L’epatite A (dovuta all’infezione da Hav) è tornata ad affacciarsi in Italia nelle scorse settimane e minaccia altri episodi da qui all’estate, anche se il ministero della Salute si è affrettato a precisare che «alla luce della particolare situazione in atto, fino al 31 luglio 2013, le segnalazioni dei nuovi casi e gli eventuali focolai epidemici devono essere avanzate tempestivamente al ministero e all’Istituto Superiore di Sanità». Non è un allarme, ma poco ci manca. D’altronde i numeri registrati dal sistema di sorveglianza Seieva parlano chiaro: in 16 regioni che hanno trasmesso dati aggiornati al 20 maggio 2013, risulta un incremento delle notifiche di epatite A nel periodo marzo-maggio pari al 70% rispetto allo stesso trimestre di un anno fa. L’aumentata incidenza è stata registrata in quattro regioni del centro-nord (Trentino Alto Adige, Friuli Venezia Giulia, Emilia-Romagna e Veneto) e in una del sud (Puglia).
Caratterizzata da un decorso acuto (stanchezza, febbre, disturbi gastrointestinali e ittero) e dalla prevalenza della trasmissione oro-fecale (come l’epatite E) rispetto a quella interumana, l’epatite A è causata da un virus a singolo filamento di Rna diffuso soprattutto attraverso l’acqua contaminata e gli alimenti venuti a contatto con la stessa. Tra i cibi incriminati, finora, c’erano soprattutto le cozze e i vegetali lavati con acqua sporcata da residui fecali. Oggi, invece, sotto osservazione sono finiti i frutti di bosco misti congelati: rintracciati in un cluster familiare del virus individuato in un paziente che aveva consumato una torta guarnita nello scorso mese di aprile.
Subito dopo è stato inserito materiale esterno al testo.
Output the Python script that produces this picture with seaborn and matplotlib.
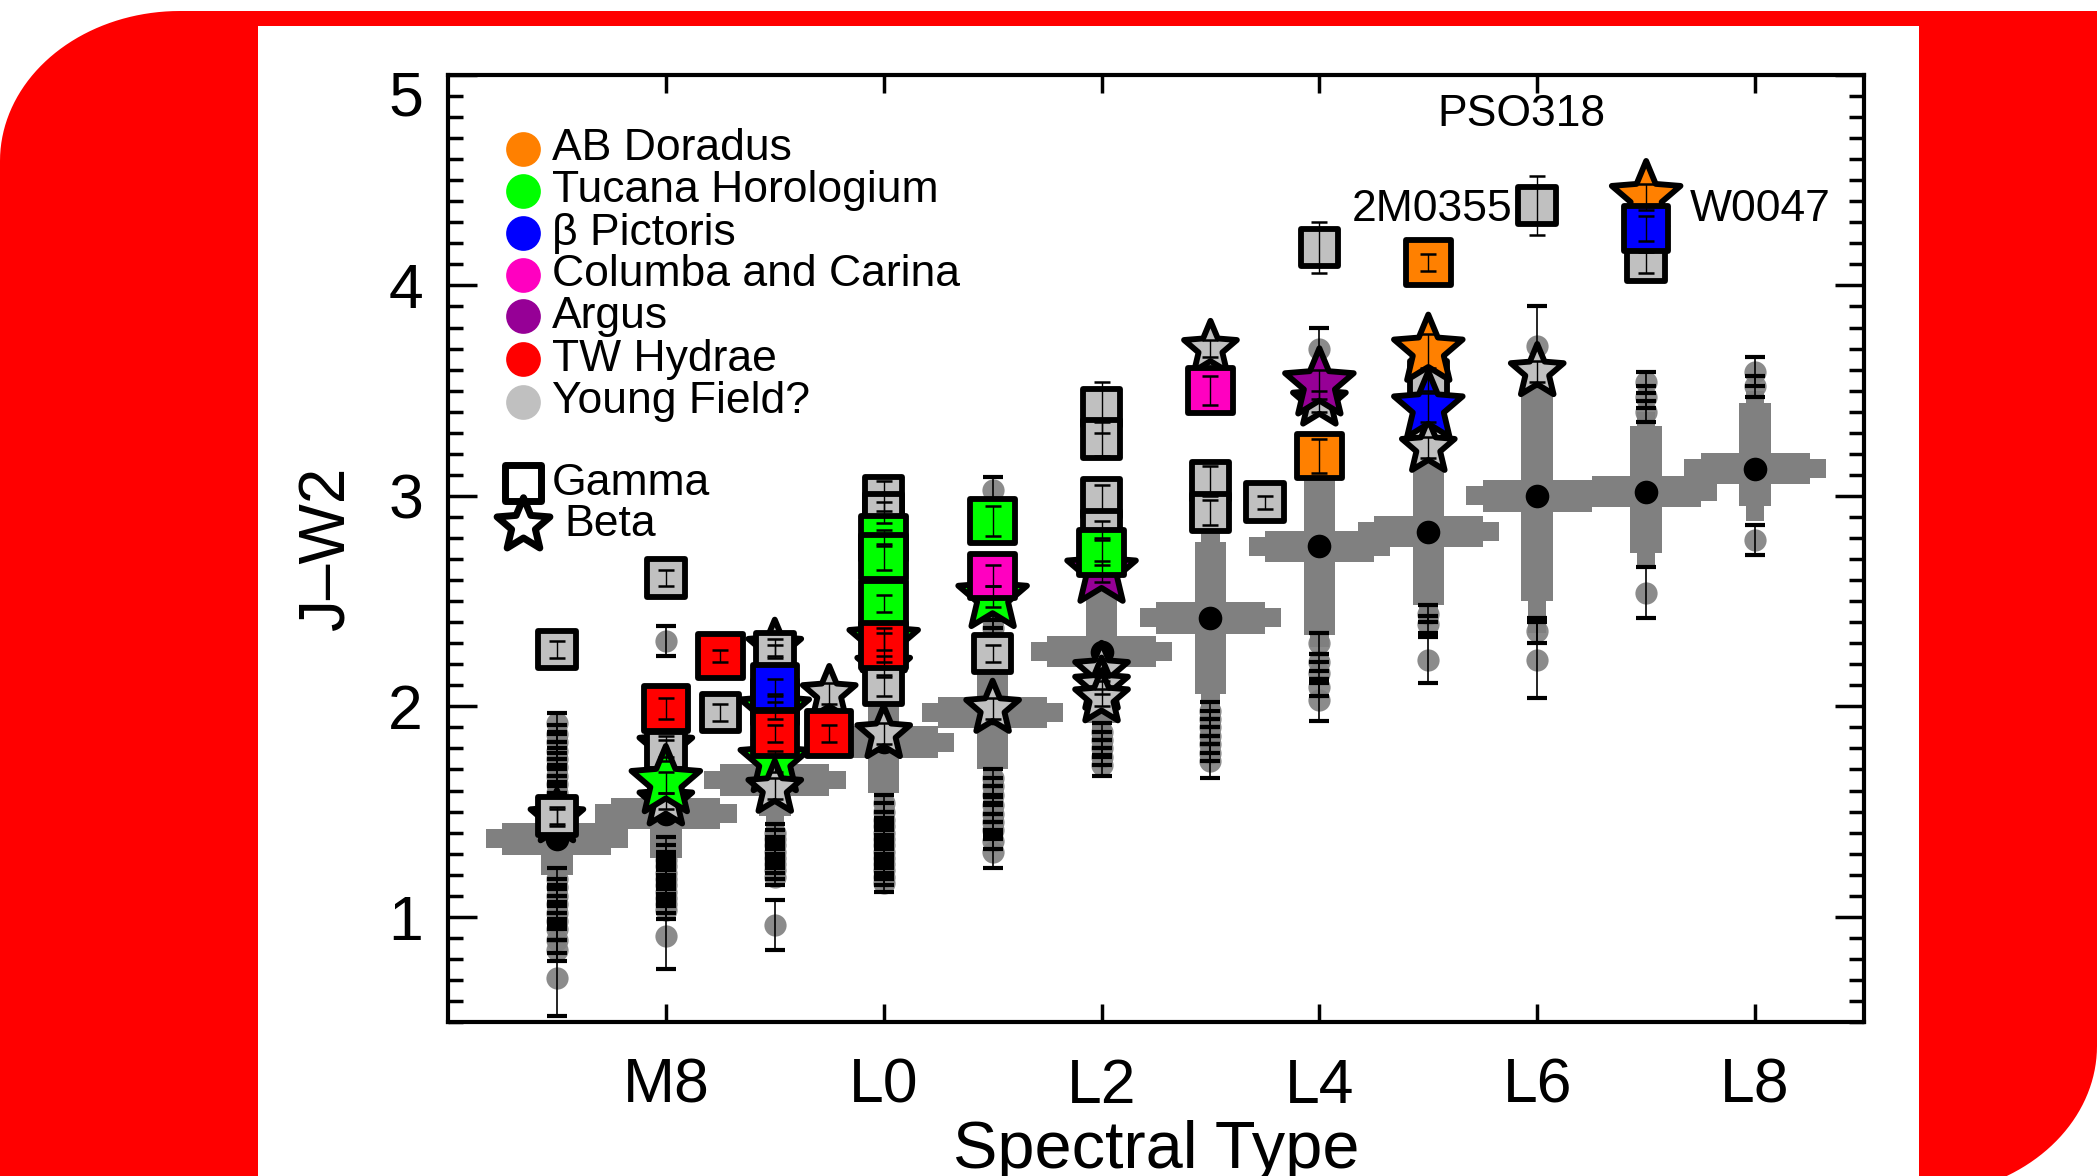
import numpy as np
import pandas as pd
import matplotlib.pyplot as plt
import seaborn as sns
from matplotlib.path import Path
from matplotlib.patches import Polygon, Rectangle
from matplotlib.ticker import MultipleLocator
from matplotlib.transforms import ScaledTranslation

sns.set_theme(style="ticks")
plt.rcParams['font.family'] = ['Liberation Sans', 'DejaVu Sans']
plt.rcParams['text.color'] = 'black'
plt.rcParams['axes.labelcolor'] = 'black'

## field sequence (grey crosses): spectral type, mean J-W2 and spread
cross_spt = [7, 8, 9, 10, 11, 12, 13, 14, 15, 16, 17, 18]
cross_mean = [1.37, 1.49, 1.65, 1.83, 1.97, 2.26, 2.42, 2.76, 2.83, 3.00, 3.02, 3.13]
cross_lo = [1.20, 1.28, 1.48, 1.59, 1.70, 1.92, 2.06, 2.34, 2.48, 2.50, 2.73, 2.95]
cross_hi = [1.56, 1.70, 1.84, 2.07, 2.28, 2.60, 2.78, 3.13, 3.16, 3.49, 3.33, 3.44]
cross_lo2 = [1.12, 1.22, 1.40, 1.52, 1.62, 1.85, 1.99, 2.28, 2.40, 2.35, 2.66, 2.88]
cross_hi2 = [1.62, 1.76, 1.90, 2.12, 2.36, 2.66, 2.84, 3.20, 3.24, 3.56, 3.40, 3.50]

## individual field objects per spectral type
m7_jw2 = [1.92, 1.87, 1.83, 1.79, 1.75, 1.71, 1.67, 1.63, 1.59, 1.55, 1.18, 1.14, 1.10, 1.06, 1.02, 0.98, 0.94, 0.89, 0.84, 0.71]
m7_err = [0.05, 0.04, 0.05, 0.04, 0.05, 0.04, 0.05, 0.04, 0.05, 0.04, 0.05, 0.04, 0.05, 0.04, 0.05, 0.04, 0.05, 0.06, 0.05, 0.18]
m8_jw2 = [2.31, 1.34, 1.30, 1.27, 1.24, 1.21, 1.18, 1.15, 1.12, 1.09, 1.06, 1.03, 0.91]
m8_err = [0.07, 0.04, 0.04, 0.04, 0.04, 0.04, 0.04, 0.04, 0.04, 0.04, 0.04, 0.04, 0.16]
m9_jw2 = [1.40, 1.37, 1.34, 1.31, 1.28, 1.25, 1.22, 1.19, 0.96]
m9_err = [0.04, 0.04, 0.04, 0.04, 0.04, 0.04, 0.04, 0.04, 0.12]
l0_jw2 = [1.54, 1.50, 1.46, 1.43, 1.40, 1.37, 1.34, 1.31, 1.28, 1.25, 1.22, 1.19, 1.16]
l0_err = [0.04, 0.04, 0.04, 0.04, 0.04, 0.04, 0.04, 0.04, 0.04, 0.04, 0.04, 0.04, 0.04]
l1_jw2 = [3.03, 2.41, 2.37, 1.66, 1.62, 1.58, 1.53, 1.49, 1.45, 1.41, 1.36, 1.31]
l1_err = [0.06, 0.04, 0.04, 0.04, 0.04, 0.04, 0.04, 0.04, 0.04, 0.04, 0.04, 0.08]
l2_jw2 = [1.88, 1.84, 1.80, 1.76, 1.72]
l2_err = [0.04, 0.04, 0.04, 0.04, 0.05]
l3_jw2 = [1.98, 1.94, 1.90, 1.86, 1.82, 1.78, 1.74]
l3_err = [0.04, 0.04, 0.04, 0.04, 0.04, 0.04, 0.08]
l4_jw2 = [3.70, 2.30, 2.21, 2.16, 2.09, 2.03]
l4_err = [0.10, 0.05, 0.04, 0.05, 0.04, 0.10]
l5_jw2 = [2.44, 2.39, 2.22]
l5_err = [0.04, 0.04, 0.11]
l6_jw2 = [3.71, 2.36, 2.22]
l6_err = [0.19, 0.06, 0.18]
l7_jw2 = [3.54, 3.47, 3.40, 2.54]
l7_err = [0.05, 0.05, 0.05, 0.12]
l8_jw2 = [3.59, 3.52, 2.79]
l8_err = [0.07, 0.05, 0.07]

## young objects (drawn in this order)
young_spt = [7, 7, 7, 8, 8, 8, 8, 8, 8, 8.5, 8.5,
             9, 9, 9, 9, 9, 9, 9, 9, 9.5, 9.5,
             10, 10, 10, 10, 10, 10, 10, 10, 10, 10,
             11, 11, 11, 11, 11,
             12, 12, 12, 12, 12, 12, 12, 12, 12,
             13, 13, 13, 13, 13.5,
             14, 14, 14, 14,
             15, 15, 15, 15, 15,
             16, 16,
             17, 17, 17]
young_jw2 = [2.27, 1.47, 1.48, 2.61, 1.81, 1.79, 1.99, 1.55, 1.64, 2.24, 1.97,
             2.28, 2.26, 1.98, 1.74, 2.02, 2.09, 1.87, 1.61, 2.06, 1.87,
             3.00, 2.92, 2.31, 2.19, 2.10, 2.80, 2.71, 2.49, 2.29, 1.87,
             2.88, 2.52, 2.62, 2.25, 1.99,
             3.42, 3.27, 2.99, 2.84, 2.64, 2.73, 2.17, 2.10, 2.04,
             3.70, 3.50, 3.07, 2.92, 2.97,
             4.18, 3.45, 3.53, 3.19,
             4.11, 3.55, 3.23, 3.42, 3.69,
             4.38, 3.59,
             4.11, 4.42, 4.27]
young_err = [0.04, 0.04, 0.04, 0.04, 0.05, 0.05, 0.05, 0.04, 0.05, 0.03, 0.04,
             0.04, 0.03, 0.04, 0.05, 0.04, 0.04, 0.04, 0.05, 0.05, 0.04,
             0.07, 0.05, 0.04, 0.05, 0.05, 0.04, 0.06, 0.04, 0.08, 0.05,
             0.07, 0.05, 0.05, 0.04, 0.05,
             0.12, 0.08, 0.06, 0.04, 0.05, 0.06, 0.05, 0.04, 0.04,
             0.04, 0.07, 0.07, 0.06, 0.03,
             0.12, 0.05, 0.07, 0.08,
             0.04, 0.05, 0.05, 0.07, 0.08,
             0.14, 0.05,
             0.05, 0.06, 0.06]
young_kind = ['gamma', 'beta', 'gamma', 'gamma', 'beta', 'gamma', 'gamma', 'beta', 'beta', 'gamma', 'gamma',
              'beta', 'gamma', 'beta', 'beta', 'gamma', 'gamma', 'gamma', 'beta', 'beta', 'gamma',
              'gamma', 'gamma', 'beta', 'beta', 'gamma', 'gamma', 'gamma', 'gamma', 'gamma', 'beta',
              'gamma', 'beta', 'gamma', 'gamma', 'beta',
              'gamma', 'gamma', 'gamma', 'gamma', 'beta', 'gamma', 'beta', 'beta', 'beta',
              'beta', 'gamma', 'gamma', 'gamma', 'gamma',
              'gamma', 'beta', 'beta', 'gamma',
              'gamma', 'gamma', 'beta', 'beta', 'beta',
              'gamma', 'beta',
              'gamma', 'beta', 'gamma']
young_group = ['YF', 'YF', 'YF', 'YF', 'YF', 'YF', 'TW', 'YF', 'TH', 'TW', 'YF',
               'YF', 'YF', 'TH', 'TH', 'BP', 'BP', 'TW', 'YF', 'YF', 'TW',
               'YF', 'YF', 'TH', 'YF', 'YF', 'TH', 'TH', 'TH', 'TW', 'YF',
               'TH', 'TH', 'CC', 'YF', 'YF',
               'YF', 'YF', 'YF', 'YF', 'AR', 'TH', 'YF', 'YF', 'YF',
               'YF', 'CC', 'YF', 'YF', 'YF',
               'YF', 'YF', 'AR', 'AB',
               'AB', 'YF', 'YF', 'BP', 'AB',
               'YF', 'YF',
               'YF', 'AB', 'BP']

group_codes = ['AB', 'TH', 'BP', 'CC', 'AR', 'TW', 'YF']
group_names = ['AB Doradus', 'Tucana Horologium', 'β Pictoris', 'Columba and Carina',
               'Argus', 'TW Hydrae', 'Young Field?']
group_colors = ['#ff8000', '#00ff00', '#0000ff', '#ff00c0', '#960096', '#ff0000', '#c0c0c0']
xtick_pos = [8, 10, 12, 14, 16, 18]
xtick_lab = ['M8', 'L0', 'L2', 'L4', 'L6', 'L8']

GREY = '#808080'
W, H = 2097, 1176

fig = plt.figure(figsize=(W / 100, H / 100), dpi=100, facecolor='white')

# red frame with two rounded corners, white panel on top
t = np.linspace(0, np.pi / 2, 40)
tl = np.column_stack([180 - 180 * np.cos(t), 161 - 150 * np.sin(t)])
br = np.column_stack([1917 + 180 * np.cos(t), 1046 + 150 * np.sin(t)])
frame = np.vstack([tl, [[W, 11]], br, [[0, 1196]]])
frame = np.column_stack([frame[:, 0] / W, 1 - frame[:, 1] / H])
fig.add_artist(Polygon(frame, closed=True, transform=fig.transFigure,
                       facecolor='#ff0000', edgecolor='none', zorder=-10))
fig.add_artist(Rectangle((258 / W, 0), (1919 - 258) / W, 1 - 26 / H, transform=fig.transFigure,
                         facecolor='white', edgecolor='none', zorder=-9))

ax = fig.add_axes([448 / W, 1 - 1022 / H, (1864 - 448) / W, (1022 - 75) / H])
ax.set_facecolor('white')

## grey crosses
spt = np.array(cross_spt, float)
mean = np.array(cross_mean)
lo, hi = np.array(cross_lo), np.array(cross_hi)
lo2, hi2 = np.array(cross_lo2), np.array(cross_hi2)
ax.barh(mean, 1.30, left=spt - 0.65, height=0.09, color=GREY, linewidth=0, zorder=2)
ax.barh(mean, 1.00, left=spt - 0.50, height=0.15, color=GREY, linewidth=0, zorder=2)
ax.bar(spt, hi2 - lo2, bottom=lo2, width=0.17, color=GREY, linewidth=0, zorder=2)
ax.bar(spt, hi - lo, bottom=lo, width=0.29, color=GREY, linewidth=0, zorder=2)

## field objects
cols = [(7, m7_jw2, m7_err), (8, m8_jw2, m8_err), (9, m9_jw2, m9_err),
        (10, l0_jw2, l0_err), (11, l1_jw2, l1_err), (12, l2_jw2, l2_err),
        (13, l3_jw2, l3_err), (14, l4_jw2, l4_err), (15, l5_jw2, l5_err),
        (16, l6_jw2, l6_err), (17, l7_jw2, l7_err), (18, l8_jw2, l8_err)]
field = pd.concat([pd.DataFrame({'spt': s, 'jw2': v, 'err': e}) for s, v, e in cols],
                  ignore_index=True)
sns.scatterplot(data=field, x='spt', y='jw2', color='#7f7f7f', s=16 ** 2, alpha=0.9,
                linewidth=0, ax=ax, zorder=3, legend=False)
ax.errorbar(field.spt, field.jw2, yerr=field.err, fmt='none', ecolor='black',
            elinewidth=1.2, capsize=7, capthick=3.0, zorder=4)

# mean of each spectral type
sns.scatterplot(x=cross_spt, y=cross_mean, color='black', s=17 ** 2, linewidth=0,
                ax=ax, zorder=5, legend=False)

## young objects
star = Path.unit_regular_star(5, innerCircle=0.45)
young = pd.DataFrame({'spt': young_spt, 'jw2': young_jw2, 'err': young_err,
                      'kind': young_kind, 'group': young_group})
young['sz'] = young.kind + np.where(young.group == 'YF', '_small', '_big')
sizes = {'gamma_big': 32 ** 2, 'gamma_small': 27 ** 2, 'beta_big': 52 ** 2, 'beta_small': 40 ** 2}
sns.scatterplot(data=young, x='spt', y='jw2', hue='group', style='kind', size='sz',
                palette=dict(zip(group_codes, group_colors)),
                markers={'gamma': 's', 'beta': star}, sizes=sizes,
                edgecolor='black', linewidth=4.2, ax=ax, zorder=6, legend=False)
ax.errorbar(young.spt, young.jw2, yerr=young.err, fmt='none', ecolor='black',
            elinewidth=1.0, capsize=6, capthick=1.8, zorder=7)

## legend
legend_y = [0.922, 0.878, 0.833, 0.789, 0.745, 0.700, 0.655]
for name, col, yy in zip(group_names, group_colors, legend_y):
    ax.scatter(0.053, yy, s=25 ** 2, color=col, linewidth=0, transform=ax.transAxes,
               clip_on=False, zorder=8)
    ax.text(0.0734, yy, name, transform=ax.transAxes, fontsize=32, va='center', ha='left')
ax.scatter(0.053, 0.569, s=26 ** 2, marker='s', facecolor='white', edgecolor='black',
           linewidth=5, transform=ax.transAxes, zorder=8)
ax.text(0.0734, 0.569, 'Gamma', transform=ax.transAxes, fontsize=32, va='center', ha='left')
ax.scatter(0.053, 0.525, s=40 ** 2, marker=star, facecolor='white', edgecolor='black',
           linewidth=5, transform=ax.transAxes, zorder=8)
ax.text(0.082, 0.525, 'Beta', transform=ax.transAxes, fontsize=32, va='center', ha='left')

## object labels
ax.text(15.85, 4.81, 'PSO318', fontsize=32, ha='center', va='center', zorder=8)
ax.text(15.77, 4.36, '2M0355', fontsize=32, ha='right', va='center', zorder=8)
ax.text(17.40, 4.36, 'W0047', fontsize=32, ha='left', va='center', zorder=8)

## axes
ax.set_xlim(6, 19)
ax.set_ylim(0.5, 5)
ax.set_xticks(xtick_pos, labels=xtick_lab)
ax.set_yticks([1, 2, 3, 4, 5])
ax.yaxis.set_minor_locator(MultipleLocator(0.1))
ax.tick_params(which='both', direction='in', top=True, right=True, width=2.5,
               color='black', labelcolor='black', labelsize=45)
ax.tick_params(axis='y', which='major', length=21, pad=18)
ax.tick_params(axis='y', which='minor', length=11)
ax.tick_params(axis='x', which='major', length=13, pad=25)
for s in ax.spines.values():
    s.set_linewidth(3)
    s.set_color('black')
# the original is cropped through this label, as here
ax.set_xlabel('Spectral Type', fontsize=48, labelpad=3)
ax.set_ylabel('J–W2', fontsize=46, labelpad=22)

# the top y label sits a little below its tick in the original
top_lab = ax.yaxis.get_major_ticks()[-1].label1
top_lab.set_transform(top_lab.get_transform() + ScaledTranslation(0, -0.18, fig.dpi_scale_trans))

fig.savefig('out.png', dpi=100)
Le indagini sulla materia prima (probabilmente di origine extraeuropea) non sono ancora terminate, ma finora epidemiologi ed esperti in sicurezza alimentare non avevano mai concentrato i loro sforzi sugli alimenti conservati nel freezer. «È un aspetto nuovo e su cui converrà indagare: sappiamo che il congelamento non uccide i virus, ma non avevamo mai rintracciato l’Hav in un prodotto congelato», spiega Maria Triassi, ordinario di igiene all’università Federico II di Napoli, città in cui nel 2004 si registrò una vasta epidemia italiana: 421 i nuovi casi allora conteggiati tra gennaio e aprile. «Probabilmente si tratta di una contaminazione avvenuta all’origine del prodotto e che il congelamento non è riuscito a debellare». Soltanto la cottura ad alte temperature, infatti, può inattivare il virus. Non è un caso che questa sia la principale raccomandazione fornita dai medici, assieme all’accurato lavaggio con acqua e amuchina di tutti gli alimenti di dubbia provenienza: principalmente molluschi (cozze e vongole) e verdure.
Le indagini condotte a livello europeo hanno evidenziato la presenza di due gruppi di epatite A: uno tra gli abitanti dei Paesi nordeuropei, l’altro in un gruppo di turisti rientranti dall’Egitto. Se il primo caso potrebbe essere ricondotto al consumo dei frutti di bosco congelati, diversa è l’origine del secondo: quasi certamente dovuto alle scarse condizioni igienico-sanitarie dello Stato nordafricano. «Ai nostri connazionali che non hanno avuto l’infezione durante l’infanzia (dunque non hanno sviluppato immunità a lungo termine, ndr) e organizzano le vacanze in paesi africani, orientali e dell’America Latina, consiglio sempre di vaccinarsi almeno tre mesi prima della partenza», afferma Antonio Picardi, responsabile dell’unità operativa di epatologia del Campus Biomedico di Roma. «Dopo venti giorni va effettuato un richiamo: così si assicura una protezione pari al 90%. Chi non ha modo di pianificare un viaggio con largo anticipo può ricorrere alla profilassi passiva: gli anticorpi iniettati assicurano una difesa per 5-6 settimane». A tavola, a queste latitudini, vige un obbligo: quello di consumare soltanto acqua minerale.